After Mr. Clapton's departure, the Yardbirds gravitated toward commercial pop ("For Your Love," 1965), then pioneered psychedelia ("Shapes of Things," 1966) before unexpectedly and ill-advisedly joining forces with Mickie Most, the producer of acts such as Herman's Hermits and Donovan. When Relf and Mr. McCarty left in 1968, Mr. Page, in pursuit of a "heavy beat sound," recruited new members into an act that briefly toured as the New Yardbirds. They re-formed as Led Zeppelin, inheriting some Yardbirds tunes including the staple "Dazed and Confused."

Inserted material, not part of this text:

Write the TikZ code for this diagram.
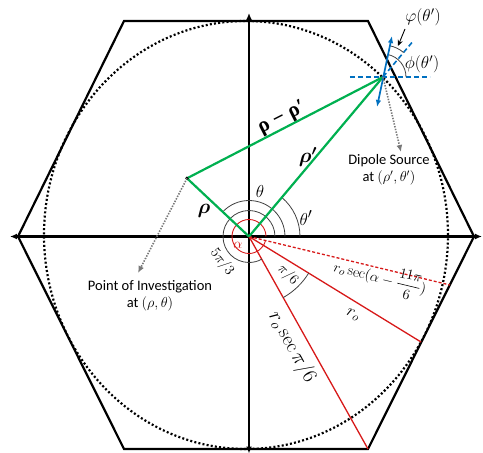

Though the Yardbirds produced a string of groundbreaking singles, notably during Mr. Beck's tenure, casual listeners today might have trouble naming any of their songs beyond "For Your Love"—perhaps because the band's obsession with experimentation and novelty made their musical style protean. Singles such as "Shapes of Things" and the follow-up, "Over Under Sideways Down," are like small suites lurching between sections that seem to cohere only by force of will: The Animals' Alan Price disparaged these as "jigsaw puzzle" records, presumably less than the sum of their parts.
The Yardbirds' 1968 breakup caused barely a ripple, but their influence has endured, despite the overshadowing presence of the bands that emerged from their ruins: Led Zeppelin, the Jeff Beck Group, Renaissance and Cream. In December 2021, Rolling Stone magazine's list of the 100 greatest guitarists of all time counted Mr. Clapton, Mr. Beck and Mr. Page among the top five (Jimi Hendrix took the top honors).
This assiduously researched, strictly chronological study says "Yardbirds" on the cover, but its best passages anatomize the various scenes—from the British blues explosion to the through-the-looking-glass moment of psychedelia—negotiated by a band trying to keep ahead of the pack while popular music was "evolving at a pace few could have anticipated." The author is particularly good on what Kurt Cobain called "territorial pissings"—in this case those of the '60s blues purists who did battle with the bandwagon-jumpers in endless arguments about "authenticity." Mr. Stanfield is also persuasive about the long arm of the Yardbirds' influence. David Bowie's 1973 covers album "Pin-Ups" featured two Yardbirds numbers: "I Wish You Would" (1964) and "Shapes of Things." The author suggests that Relf's impact as a vocalist would be felt even later, in the punk delivery of Johnny Rotten and others.
"The Yardbirds" draws heavily on primary sources, reviews and interviews from the national and regional press of the day (notable sources include the Port Talbot Guardian and the Lincolnshire Echo). This approach yields freshness via some of the scandalized descriptions of then-new dance styles—"Imagine Frankenstein's monster trying to walk like a penguin and you have a rough idea." Too often, however, those in-the-moment reviews are variations on a single theme, and their lack of perspective becomes wearying. Mr. Stanfield is at his sources' mercy and you can hear a slight groan as he acknowledges: "The bands' ceaseless touring of Europe . . . meant that they were all but invisible in the British music press throughout the year."
Yet this time-machine technique provides glimpses of a lost world in which pop music was developing at a furious pace, and Mr. Samwell-Smith could seriously claim to be "too old . . . at 23, to play the pop game with any conviction." Relf displays disarming honesty as he tells an interviewer "We need a hit badly." Equally quaint are the band's aspirational claims for the "futurism" of their sound, as Relf rebrands their sonic approach "abstract expressionism." The Yardbirds had a cameo in Michelangelo Antonioni's 1966 film "Blow-Up"—but only after the Who turned down the offer.
Because much of the band's turmoil was kept from the press at the time, Mr. Stanfield's approach drains some excitement out of the Yardbirds' story. We get only a glancing view of many triumphs and crises: the catastrophic decisions of bad management, dodgy business deals, nervous breakdowns, sensational fretwork, ill health and plenty of infighting. Though the book never quite reaches the music's frenzied pitch, its reconsideration of the ambition of the Yardbirds is welcome. The band was "without peer as a live attraction," and Mr. Stanfield makes one want to step back in time into one of those packed clubs, so hot that, as one writer of the day put it, "you could have boiled an egg."
By Wesley Stace
Mr. Stace is a novelist, a singer-songwriter and the master of ceremonies of Wesley Stace's Cabinet of Wonders.